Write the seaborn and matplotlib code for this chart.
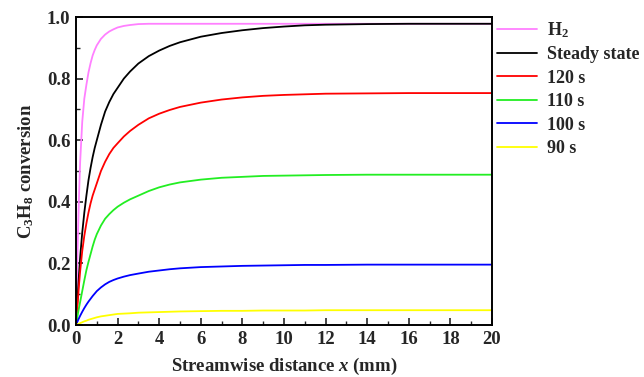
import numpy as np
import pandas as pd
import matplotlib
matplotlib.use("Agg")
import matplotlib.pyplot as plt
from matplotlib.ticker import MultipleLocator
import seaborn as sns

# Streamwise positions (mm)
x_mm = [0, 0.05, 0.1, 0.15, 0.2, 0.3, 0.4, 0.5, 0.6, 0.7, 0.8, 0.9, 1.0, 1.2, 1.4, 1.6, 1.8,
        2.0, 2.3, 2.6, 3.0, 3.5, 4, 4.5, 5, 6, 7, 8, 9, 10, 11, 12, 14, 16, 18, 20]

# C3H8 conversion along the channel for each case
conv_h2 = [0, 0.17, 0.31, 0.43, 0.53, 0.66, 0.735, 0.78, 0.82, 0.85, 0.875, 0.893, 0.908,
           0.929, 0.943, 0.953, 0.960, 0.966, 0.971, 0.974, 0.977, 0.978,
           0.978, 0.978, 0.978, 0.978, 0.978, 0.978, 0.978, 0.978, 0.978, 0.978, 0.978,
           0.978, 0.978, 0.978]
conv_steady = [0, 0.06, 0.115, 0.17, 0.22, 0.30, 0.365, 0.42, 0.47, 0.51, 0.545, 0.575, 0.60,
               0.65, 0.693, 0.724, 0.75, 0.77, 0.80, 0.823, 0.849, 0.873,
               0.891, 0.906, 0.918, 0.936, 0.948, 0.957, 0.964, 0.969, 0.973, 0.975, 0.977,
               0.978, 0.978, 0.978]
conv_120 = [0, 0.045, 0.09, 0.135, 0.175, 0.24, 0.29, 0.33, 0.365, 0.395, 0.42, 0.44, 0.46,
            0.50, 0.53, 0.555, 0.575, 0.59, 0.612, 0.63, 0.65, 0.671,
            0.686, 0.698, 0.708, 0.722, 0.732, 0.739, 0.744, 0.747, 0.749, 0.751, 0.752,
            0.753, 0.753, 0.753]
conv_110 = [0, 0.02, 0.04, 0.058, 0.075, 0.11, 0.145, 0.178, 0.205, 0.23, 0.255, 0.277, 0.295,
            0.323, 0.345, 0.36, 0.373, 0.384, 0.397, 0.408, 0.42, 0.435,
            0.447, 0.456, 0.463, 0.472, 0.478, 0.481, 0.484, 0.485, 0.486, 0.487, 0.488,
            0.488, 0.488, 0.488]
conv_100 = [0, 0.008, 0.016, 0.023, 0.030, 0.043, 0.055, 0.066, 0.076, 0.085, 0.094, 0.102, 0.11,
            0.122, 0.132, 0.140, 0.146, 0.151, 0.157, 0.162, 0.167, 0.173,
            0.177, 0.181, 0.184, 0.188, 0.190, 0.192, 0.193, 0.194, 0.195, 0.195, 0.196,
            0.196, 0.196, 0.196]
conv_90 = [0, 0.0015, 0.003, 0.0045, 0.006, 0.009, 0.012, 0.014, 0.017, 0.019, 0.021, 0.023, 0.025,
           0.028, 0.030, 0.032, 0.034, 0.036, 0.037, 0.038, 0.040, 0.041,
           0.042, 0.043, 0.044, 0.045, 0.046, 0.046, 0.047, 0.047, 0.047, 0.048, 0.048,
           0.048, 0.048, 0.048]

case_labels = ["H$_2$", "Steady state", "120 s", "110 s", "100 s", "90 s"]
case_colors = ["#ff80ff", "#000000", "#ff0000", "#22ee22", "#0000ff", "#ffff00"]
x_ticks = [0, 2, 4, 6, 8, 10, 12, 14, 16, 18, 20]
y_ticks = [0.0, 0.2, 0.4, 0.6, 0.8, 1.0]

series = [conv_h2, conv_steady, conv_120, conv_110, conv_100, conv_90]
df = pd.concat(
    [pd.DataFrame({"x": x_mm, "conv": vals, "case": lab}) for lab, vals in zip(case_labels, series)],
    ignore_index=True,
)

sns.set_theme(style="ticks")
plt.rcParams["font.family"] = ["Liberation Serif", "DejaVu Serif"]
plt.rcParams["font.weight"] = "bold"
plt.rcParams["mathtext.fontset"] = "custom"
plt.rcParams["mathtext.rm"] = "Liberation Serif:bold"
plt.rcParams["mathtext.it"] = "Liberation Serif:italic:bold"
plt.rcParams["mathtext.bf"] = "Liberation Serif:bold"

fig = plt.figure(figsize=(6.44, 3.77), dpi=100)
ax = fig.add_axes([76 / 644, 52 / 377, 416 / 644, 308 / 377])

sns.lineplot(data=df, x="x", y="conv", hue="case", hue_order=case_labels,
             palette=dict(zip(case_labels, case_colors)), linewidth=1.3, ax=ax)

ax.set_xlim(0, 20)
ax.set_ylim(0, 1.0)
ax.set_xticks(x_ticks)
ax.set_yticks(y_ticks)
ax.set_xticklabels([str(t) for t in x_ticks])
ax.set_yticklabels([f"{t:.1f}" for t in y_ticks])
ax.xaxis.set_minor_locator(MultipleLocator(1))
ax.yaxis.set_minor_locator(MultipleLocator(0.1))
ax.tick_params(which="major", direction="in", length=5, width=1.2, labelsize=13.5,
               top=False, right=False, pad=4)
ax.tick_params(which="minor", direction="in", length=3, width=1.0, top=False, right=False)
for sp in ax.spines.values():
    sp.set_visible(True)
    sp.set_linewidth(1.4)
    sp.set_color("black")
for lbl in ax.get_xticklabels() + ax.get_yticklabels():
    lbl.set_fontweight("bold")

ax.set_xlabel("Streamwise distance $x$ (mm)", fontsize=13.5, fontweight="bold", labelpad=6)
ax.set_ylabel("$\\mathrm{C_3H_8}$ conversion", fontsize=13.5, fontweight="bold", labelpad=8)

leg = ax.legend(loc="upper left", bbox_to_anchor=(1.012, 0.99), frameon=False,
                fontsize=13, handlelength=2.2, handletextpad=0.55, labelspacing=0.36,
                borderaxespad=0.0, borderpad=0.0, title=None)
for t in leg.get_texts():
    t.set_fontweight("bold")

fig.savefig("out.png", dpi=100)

• TASK REQUIREMENTS: From the first line above through the line containing "11, 12, 14, 16, 18, 20]", copy everything exactly, without the pictures.

• RESULT OF THE EXERCISE:
Write the seaborn and matplotlib code for this chart.
import numpy as np
import pandas as pd
import matplotlib
matplotlib.use("Agg")
import matplotlib.pyplot as plt
from matplotlib.ticker import MultipleLocator
import seaborn as sns

# Streamwise positions (mm)
x_mm = [0, 0.05, 0.1, 0.15, 0.2, 0.3, 0.4, 0.5, 0.6, 0.7, 0.8, 0.9, 1.0, 1.2, 1.4, 1.6, 1.8,
        2.0, 2.3, 2.6, 3.0, 3.5, 4, 4.5, 5, 6, 7, 8, 9, 10, 11, 12, 14, 16, 18, 20]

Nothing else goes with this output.